## START

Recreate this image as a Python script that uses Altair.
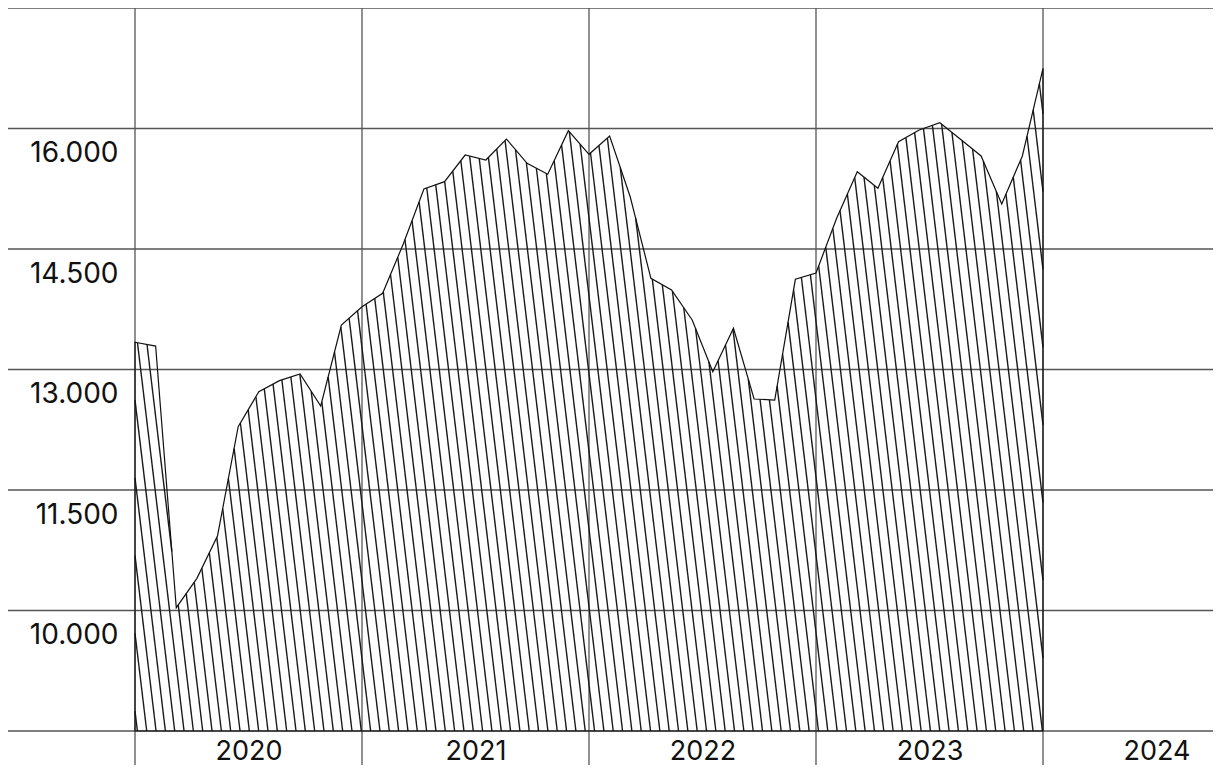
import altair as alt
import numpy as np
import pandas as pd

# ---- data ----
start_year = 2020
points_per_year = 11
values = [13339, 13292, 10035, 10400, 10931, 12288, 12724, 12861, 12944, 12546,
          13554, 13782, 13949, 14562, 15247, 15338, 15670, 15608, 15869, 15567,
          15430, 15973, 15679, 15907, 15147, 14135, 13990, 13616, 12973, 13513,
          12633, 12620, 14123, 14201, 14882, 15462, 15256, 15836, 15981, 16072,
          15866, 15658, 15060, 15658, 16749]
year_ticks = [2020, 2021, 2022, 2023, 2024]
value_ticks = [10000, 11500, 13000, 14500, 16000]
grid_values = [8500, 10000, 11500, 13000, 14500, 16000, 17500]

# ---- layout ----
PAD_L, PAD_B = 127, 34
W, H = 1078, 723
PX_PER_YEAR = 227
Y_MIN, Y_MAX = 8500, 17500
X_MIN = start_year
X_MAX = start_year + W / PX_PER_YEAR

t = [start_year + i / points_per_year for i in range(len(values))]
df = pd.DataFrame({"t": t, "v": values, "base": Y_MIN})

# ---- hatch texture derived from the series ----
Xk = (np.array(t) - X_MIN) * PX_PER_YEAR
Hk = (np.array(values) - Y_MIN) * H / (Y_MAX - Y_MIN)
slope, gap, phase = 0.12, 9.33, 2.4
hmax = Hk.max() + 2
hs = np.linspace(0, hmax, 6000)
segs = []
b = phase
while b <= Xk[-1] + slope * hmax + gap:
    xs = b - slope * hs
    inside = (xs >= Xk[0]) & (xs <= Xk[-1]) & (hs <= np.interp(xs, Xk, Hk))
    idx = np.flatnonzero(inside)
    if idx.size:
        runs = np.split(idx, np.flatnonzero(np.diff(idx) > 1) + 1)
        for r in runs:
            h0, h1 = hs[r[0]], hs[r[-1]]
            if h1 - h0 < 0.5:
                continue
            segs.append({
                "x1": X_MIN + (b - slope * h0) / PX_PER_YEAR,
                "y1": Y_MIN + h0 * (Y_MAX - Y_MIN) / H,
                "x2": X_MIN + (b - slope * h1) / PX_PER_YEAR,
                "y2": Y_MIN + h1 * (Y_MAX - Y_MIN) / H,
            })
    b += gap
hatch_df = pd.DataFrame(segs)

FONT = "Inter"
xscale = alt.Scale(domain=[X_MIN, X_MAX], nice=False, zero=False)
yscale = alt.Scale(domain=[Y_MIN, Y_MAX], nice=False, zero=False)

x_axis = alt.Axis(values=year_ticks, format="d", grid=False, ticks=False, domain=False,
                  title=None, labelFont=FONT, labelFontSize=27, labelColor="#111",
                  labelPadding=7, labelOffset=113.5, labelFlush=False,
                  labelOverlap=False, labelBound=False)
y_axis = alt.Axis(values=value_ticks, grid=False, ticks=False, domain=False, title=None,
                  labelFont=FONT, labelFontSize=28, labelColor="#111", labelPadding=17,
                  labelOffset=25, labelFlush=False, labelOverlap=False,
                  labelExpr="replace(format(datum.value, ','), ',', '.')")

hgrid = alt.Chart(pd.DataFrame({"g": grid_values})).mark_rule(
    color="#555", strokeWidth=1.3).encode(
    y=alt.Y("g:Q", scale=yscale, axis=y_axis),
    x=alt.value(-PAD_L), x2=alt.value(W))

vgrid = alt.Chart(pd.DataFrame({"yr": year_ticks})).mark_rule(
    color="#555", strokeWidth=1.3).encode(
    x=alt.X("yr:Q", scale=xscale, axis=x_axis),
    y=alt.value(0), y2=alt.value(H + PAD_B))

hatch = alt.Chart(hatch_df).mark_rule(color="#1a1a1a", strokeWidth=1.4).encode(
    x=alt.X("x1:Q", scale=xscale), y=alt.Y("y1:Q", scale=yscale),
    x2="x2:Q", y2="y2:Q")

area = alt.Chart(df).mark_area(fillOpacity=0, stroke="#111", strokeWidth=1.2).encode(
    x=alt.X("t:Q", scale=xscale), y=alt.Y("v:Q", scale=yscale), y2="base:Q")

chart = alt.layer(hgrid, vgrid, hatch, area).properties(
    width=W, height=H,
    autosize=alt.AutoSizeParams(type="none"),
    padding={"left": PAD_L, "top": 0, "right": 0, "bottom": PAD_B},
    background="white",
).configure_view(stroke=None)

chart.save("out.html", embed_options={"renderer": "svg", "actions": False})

## END

Work to do
Up to and including the line containing "import pandas as pd", repeat every line from the start of the data, but none of the pictures.

Result of this task
Recreate this image as a Python script that uses Altair.
import altair as alt
import numpy as np
import pandas as pd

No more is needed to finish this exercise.